Rejection of Simple Heuristics: The study disproves the hypothesis that ICL is merely kernel smoothing or nearest-neighbor averaging. The model learns to infer task-specific parameters (like the shift $k$ ) rather than relying on static similarity metrics.
Evidence of Amortized Approximate Inference: The model learns a local approximation of the optimal statistic that generalizes well within the training distribution but degrades under significant Out-of-Distribution (OOD) shifts, suggesting it learns an amortized inference algorithm rather than exact symbolic derivation.

4. Key Results

Performance & Optimality

Task B (Nonlinear): The model achieves 83.0% accuracy, nearly matching the Bayes-optimal oracle (84.0%). While raw logits do not linearly track the LLR, they show near-perfect rank correlation ( $\rho = 0.98$ ), indicating the model successfully recovers the ordering induced by the quadratic statistic $\|x\|^2$ .
Task A (Linear): The model achieves 78.3% accuracy vs. an oracle of 84.6%. The correlation with the true LLR is strong ( $r=0.86$ ) but noisy, suggesting a local approximation rather than exact symbolic recovery.
OOD Generalization: When tested on tasks with larger nuisance shifts ( $\sigma_k=9.0$ vs. training $\sigma_k=3.0$ ), performance drops significantly, and LLR correlation degrades ( $r=0.57$ ).
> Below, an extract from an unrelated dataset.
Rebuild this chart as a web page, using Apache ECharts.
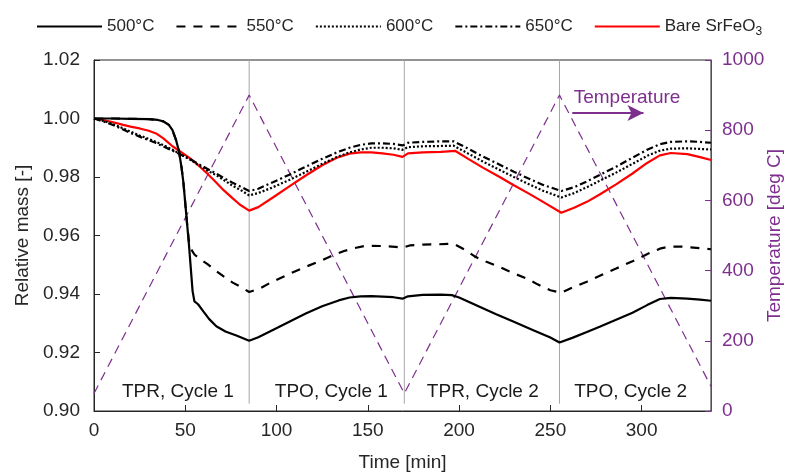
<!DOCTYPE html>
<html><head><meta charset="utf-8">
<script src="https://cdn.jsdelivr.net/npm/echarts@6/dist/echarts.min.js"></script>
<style>html,body{margin:0;padding:0;background:#fff}#c{width:790px;height:472px}</style>
</head><body><div id="c"></div><script>
// [time (min), relative mass]
const mass500 = [[0,1.000],[10,1.0000],[20,0.9999],[30,0.9998],[35,0.9995],[38,0.9990],[41,0.9978],[43,0.9960],[45,0.9925],[46.5,0.9890],[48,0.9830],[49,0.9780],[50,0.9710],[51,0.9640],[52,0.9570],[53,0.9490],[54,0.9410],[55,0.9375],[57,0.9365],[60,0.9340],[63,0.9315],[67,0.9290],[72,0.9272],[78,0.9258],[85,0.9240],
[90,0.9252],[98,0.9277],[107,0.9305],[116,0.9333],[125,0.9358],[134,0.9378],[140,0.9388],[146,0.9392],[152,0.9393],[158,0.9391],[164,0.9389],[169,0.9384],[170,0.9382],[172,0.9392],[180,0.9397],[190,0.9398],[196,0.9396],
[200,0.9388],[210,0.9360],[220,0.9332],[230,0.9305],[240,0.9278],[250,0.9251],[255,0.9234],
[262,0.9250],[270,0.9270],[277,0.9288],[286,0.9312],[295,0.9336],[303,0.9362],[310,0.9383],[316,0.9387],[325,0.9384],[332,0.9381],[338,0.9377]];
const mass550 = [[0,1.000],[10,1.0000],[20,0.9999],[30,0.9998],[35,0.9995],[38,0.9990],[41,0.9978],[43,0.9960],[45,0.9925],[46.5,0.9890],[48,0.9830],[49,0.9780],[50,0.9710],[51,0.9640],[52,0.9580],[53,0.9555],[55,0.9535],[58,0.9520],[62,0.9503],[66,0.9483],[71,0.9460],[76,0.9439],[81,0.9422],[85,0.9407],
[91,0.9419],[97,0.9440],[104,0.9460],[110,0.9477],[116,0.9493],[124,0.9513],[131,0.9533],[137,0.9547],[142,0.9556],[149,0.9565],[158,0.9564],[165,0.9561],[169,0.9558],[170,0.9556],[173,0.9566],[180,0.9569],[189,0.9570],[197,0.9572],
[203,0.9552],[209,0.9527],[215,0.9510],[222,0.9493],[229,0.9473],[237,0.9453],[243,0.9433],[250,0.9413],[256,0.9404],
[262,0.9422],[270,0.9442],[278,0.9465],[286,0.9487],[295,0.9512],[304,0.9539],[310,0.9555],[315,0.9562],[322,0.9562],[330,0.9558],[338,0.9553]];
const mass600 = [[0,1.000],[5,0.9992],[10,0.9982],[16,0.9966],[20,0.9955],[25,0.9942],[30,0.9930],[34,0.9920],[39,0.9906],[43,0.9893],[48,0.9876],[53,0.9858],[58,0.9838],[62,0.9822],[67,0.9806],[71,0.9790],[76,0.9770],[81,0.9753],[85,0.9737],
[90,0.9745],[98,0.9765],[107,0.9790],[116,0.9817],[125,0.9845],[133,0.9868],[140,0.9884],[146,0.9894],[152,0.9900],[158,0.9900],[164,0.9898],[169,0.9893],[170,0.9890],[172,0.9902],[180,0.9905],[190,0.9906],[197,0.9907],
[205,0.9880],[213,0.9853],[222,0.9825],[230,0.9800],[238,0.9776],[246,0.9753],[256,0.9730],
[263,0.9745],[270,0.9765],[277,0.9787],[286,0.9815],[295,0.9845],[303,0.9872],[310,0.9890],[316,0.9897],[325,0.9898],[332,0.9896],[338,0.9894]];
const mass650 = [[0,1.000],[5,0.9990],[10,0.9979],[16,0.9962],[20,0.9951],[25,0.9938],[30,0.9926],[34,0.9916],[39,0.9902],[43,0.9890],[48,0.9875],[53,0.9860],[58,0.9842],[62,0.9828],[67,0.9812],[71,0.9797],[76,0.9780],[81,0.9765],[85,0.9752],
[90,0.9760],[98,0.9782],[107,0.9808],[116,0.9835],[125,0.9862],[133,0.9884],[140,0.9900],[146,0.9910],[152,0.9915],[158,0.9915],[164,0.9913],[169,0.9908],[170,0.9905],[172,0.9917],[180,0.9920],[190,0.9922],[197,0.9922],
[205,0.9897],[213,0.9870],[222,0.9843],[230,0.9818],[238,0.9795],[246,0.9773],[256,0.9752],
[263,0.9765],[270,0.9785],[277,0.9807],[286,0.9835],[295,0.9866],[303,0.9893],[310,0.9912],[316,0.9920],[325,0.9922],[332,0.9920],[338,0.9917]];
const massBare = [[0,1.000],[5,0.9995],[10,0.9988],[16,0.9978],[20,0.9972],[25,0.9966],[30,0.9958],[34,0.9949],[38,0.9932],[43,0.9905],[48,0.9884],[53,0.9862],[58,0.9835],[62,0.9812],[66,0.9787],[71,0.9755],[76,0.9727],[80,0.9705],[85,0.9685],
[90,0.9697],[98,0.9730],[107,0.9768],[116,0.9805],[125,0.9840],[133,0.9866],[140,0.9880],[146,0.9884],[152,0.9884],[158,0.9881],[164,0.9876],[169,0.9869],[170,0.9867],[172,0.9881],[180,0.9884],[190,0.9886],[198,0.9889],
[205,0.9862],[213,0.9832],[222,0.9801],[230,0.9772],[238,0.9744],[246,0.9715],[256,0.9678],
[263,0.9695],[270,0.9715],[277,0.9740],[286,0.9775],[295,0.9812],[303,0.9848],[310,0.9874],[316,0.9882],[325,0.9878],[332,0.9868],[338,0.9858]];
// [time (min), temperature (deg C)]
const temperature = [[0,50],[85,900],[170,50],[255,900],[338,70]];
const phaseBounds = [85,170,255];
const phaseLabels = [[46,'TPR, Cycle 1'],[130,'TPO, Cycle 1'],[213,'TPR, Cycle 2'],[294,'TPO, Cycle 2']];
const phaseLabelLevel = 0.9066;
const legendNames = ['500°C','550°C','600°C','650°C','Bare SrFeO3'];
const tempArrow = [[262,849],[301,849]];
const tempLabel = [292,893];

const FONT = 'Liberation Sans, Arial, sans-serif';
const INK = '#262626';
const PURPLE = '#7E2F8E';
const chart = echarts.init(document.getElementById('c'));

const series = [
  {name:legendNames[0], type:'line', data:mass500, showSymbol:false, symbol:'none', lineStyle:{color:'#000',width:2.2,type:'solid'}, itemStyle:{color:'#000'}, z:5},
  {name:legendNames[1], type:'line', data:mass550, showSymbol:false, symbol:'none', lineStyle:{color:'#000',width:2.2,type:[9,8]}, itemStyle:{color:'#000'}, z:5},
  {name:legendNames[2], type:'line', data:mass600, showSymbol:false, symbol:'none', lineStyle:{color:'#000',width:2.2,type:[2,2]}, itemStyle:{color:'#000'}, z:5},
  {name:legendNames[3], type:'line', data:mass650, showSymbol:false, symbol:'none', lineStyle:{color:'#000',width:2.2,type:[7,3,2,3]}, itemStyle:{color:'#000'}, z:5},
  {name:legendNames[4], type:'line', data:massBare, showSymbol:false, symbol:'none', lineStyle:{color:'#FF0000',width:2.2,type:'solid'}, itemStyle:{color:'#FF0000'}, z:4},
  {name:'Temperature', type:'line', yAxisIndex:1, data:temperature, showSymbol:false, symbol:'none', lineStyle:{color:PURPLE,width:1.2,type:[9,6]}, z:3,
   markLine:{silent:true, symbol:['none','arrow'], symbolSize:[12,16], lineStyle:{color:PURPLE,width:2,type:'solid'}, label:{show:false},
     data:[[{coord:tempArrow[0]},{coord:tempArrow[1]}]]}},
  {name:'tempLabel', type:'scatter', yAxisIndex:1, data:[tempLabel], symbolSize:0, itemStyle:{opacity:1},
   label:{show:true, position:'inside', formatter:'Temperature', color:PURPLE, fontSize:19, fontFamily:FONT, opacity:1}, z:6}
];
phaseBounds.forEach((b,i)=>{
  series.push({name:'bound'+i, type:'line', data:[[b,0.9025],[b,1.02]], showSymbol:false, symbol:'none', lineStyle:{color:'#a6a6a6',width:1}, z:2});
});
series.push({name:'phases', type:'scatter', data:phaseLabels.map(p=>[p[0],phaseLabelLevel,p[1]]), symbolSize:0, itemStyle:{opacity:1},
  label:{show:true, position:'inside', formatter:p=>p.data[2], color:'#1a1a1a', fontSize:19, fontFamily:FONT, opacity:1}, z:6});

chart.setOption({
  animation:false,
  textStyle:{fontFamily:FONT},
  grid:{left:94, right:79, top:60, bottom:61, outerBoundsMode:'none', containLabel:false, show:true, borderColor:INK, borderWidth:1, backgroundColor:'transparent'},
  legend:{data:legendNames, left:31, top:13, itemWidth:65, itemHeight:14, itemGap:21,
    itemStyle:{opacity:0},
    textStyle:{fontSize:17, color:INK, fontFamily:FONT, rich:{sub:{fontSize:12, verticalAlign:'bottom', padding:[10,0,0,0], fontFamily:FONT, color:INK}}},
    formatter:n=> n==='Bare SrFeO3' ? 'Bare SrFeO{sub|3}' : n},
  xAxis:{type:'value', min:0, max:338, interval:50, name:'Time [min]', nameLocation:'middle', nameGap:42,
    nameTextStyle:{fontSize:19, color:INK, fontFamily:FONT},
    axisLine:{lineStyle:{color:INK,width:1}}, axisTick:{inside:true, length:6, lineStyle:{color:INK}},
    axisLabel:{fontSize:19, color:INK, margin:10, showMaxLabel:false, fontFamily:FONT}, splitLine:{show:false}},
  yAxis:[
    {type:'value', min:0.90, max:1.02, interval:0.02, name:'Relative mass [-]', nameLocation:'middle', nameGap:62, nameRotate:90,
     nameTextStyle:{fontSize:19, color:INK, fontFamily:FONT},
     axisLine:{show:true, lineStyle:{color:INK,width:1}}, axisTick:{show:true, inside:true, length:6, lineStyle:{color:INK}},
     axisLabel:{fontSize:19, color:INK, margin:14, formatter:v=>v.toFixed(2), fontFamily:FONT}, splitLine:{show:false}},
    {type:'value', min:0, max:1000, interval:200, position:'right', name:'Temperature [deg C]', nameLocation:'middle', nameGap:54, nameRotate:90,
     nameMoveOverlap:false,
     nameTextStyle:{fontSize:19, color:PURPLE, fontFamily:FONT},
     axisLine:{show:true, lineStyle:{color:PURPLE,width:1}}, axisTick:{show:true, inside:true, length:6, lineStyle:{color:PURPLE}},
     axisLabel:{fontSize:19, color:PURPLE, margin:11, formatter:v=>String(v), fontFamily:FONT}, splitLine:{show:false}}
  ],
  series:series
});
</script></body></html>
This confirms the model relies on heuristics calibrated to the training support.

Mechanistic Findings

Logit Lens Analysis:
- In Task A, decision-relevant information appears early (Layer 1), suggesting immediate linear decoding.
- In Task B, correlation with the LLR is near zero until the final layer, confirming that nonlinear inference requires deeper composition.
Circuit Alignment:
- Task A: Layer 0 heads show strong alignment ( $>0.7$ ) with the decision direction, acting as a voting ensemble.
- Task B: Layer 0 heads are "silent" regarding the decision; alignment emerges only in Layer 1, implying a sequential computation where early layers compute intermediate features (like energy terms) before the final decision.
Ablations:
- Removing positional encodings had negligible impact (confirming set-based processing).
- Freezing attention weights (FrozenQK) or shuffling labels caused performance to collapse to random chance, proving the model requires learned, task-specific similarity metrics and supervised mapping.

5. Significance

This work provides a critical bridge between statistical decision theory and mechanistic interpretability.

Theoretical Impact: It validates the hypothesis that Transformers can implement statistically optimal procedures (approximating the Neyman-Pearson lemma) purely from context.
Interpretability Impact: It moves beyond "what" the model predicts to "how" it computes the decision, revealing that ICL is not a monolithic process but a dynamic adaptation of circuit depth and aggregation strategies.
Future Direction: The findings suggest that ICL emerges from the construction of task-adaptive statistical estimators rather than simple pattern matching. This framework opens the door to analyzing more complex decision-theoretic problems (e.g., composite hypotheses, cost-sensitive learning) in large language models.